Les Cheyennes (1964) de John Ford

La beauté des paysages est à mettre en parallèle avec la sublime photographie signée de William H. Clothier, qui travailla surtout pour William A. Wellman et encore plus ensuite avec ou pour John Wayne dont "Les Cavaliers" (1959), "Alamo" (1960), "L'Homme qui tua Liberty Valance" (1962) et "La Taverne de l'Irlandais" (1963) tous également avec John Ford. On suit donc les cheyennes dans  leur périple, où ils montrent tout leur courage et leur art de la guerre 1 contre 100, mais aussi leur détermination et leur sens du sacrifice.

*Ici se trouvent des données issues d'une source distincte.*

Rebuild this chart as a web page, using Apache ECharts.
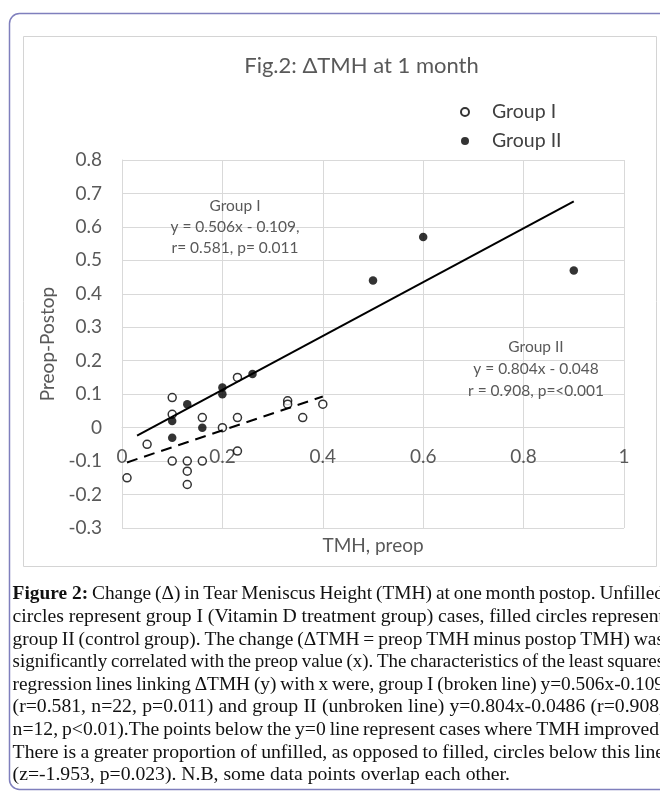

Les grands événements (le départ, le passage de la ligne de chemin de fer, l'évasion du fort Robinson...) qui semèrent leur route sur ces quelques mois sont bien intégrés au récit, avec deux sous intrigues fictives qui ajoutent une dimension plus "intime" au sein des cheyennes, et une qui permet une dose de légèreté avec la partie à Dodge City (où était alors réellement Wyatt Earp mais pas Doc Holliday) où pointe une quelques minutes de comédie bienvenues dans cette tragédie. On sera juste un peu déçu par la fin qui est par contre trop éloignée des faits et offre un trop facile "Happy End", et ce, même si on se doute que le réalisateur a voulu par cette fin envoyer une sorte de message optimiste pour l'avenir. On constate que les rôles principaux sont bel et bien les cheyennes, un choix aussi salvateur et judicieux. Par exemple la capitaine joué par Richard Widmark est surtout symbolique, l'acteur fait le job mais n'est pas essentiel, Karl Malden assume un rôle court mais important et intéressant, ce sont bien les chefs cheyennes qui s'imposent, leurs charismes servent merveilleusement ces personnages historiques majeurs. John Ford réussit à insuffler le lyrisme d'une épopée tout en restant mesuré et presque intimiste, sans abuser des séquences d'action (les cheyennes n'étaient pas assez nombreux pour chercher la confrontation directe). Ce dernier western de Ford est aussi le plus bel hommage à la nation cheyenne, à leur courage et à leur fierté. Un grand film, cohérent et digne sur une "grande marche" méconnue. A voir, à revoir et à conseiller.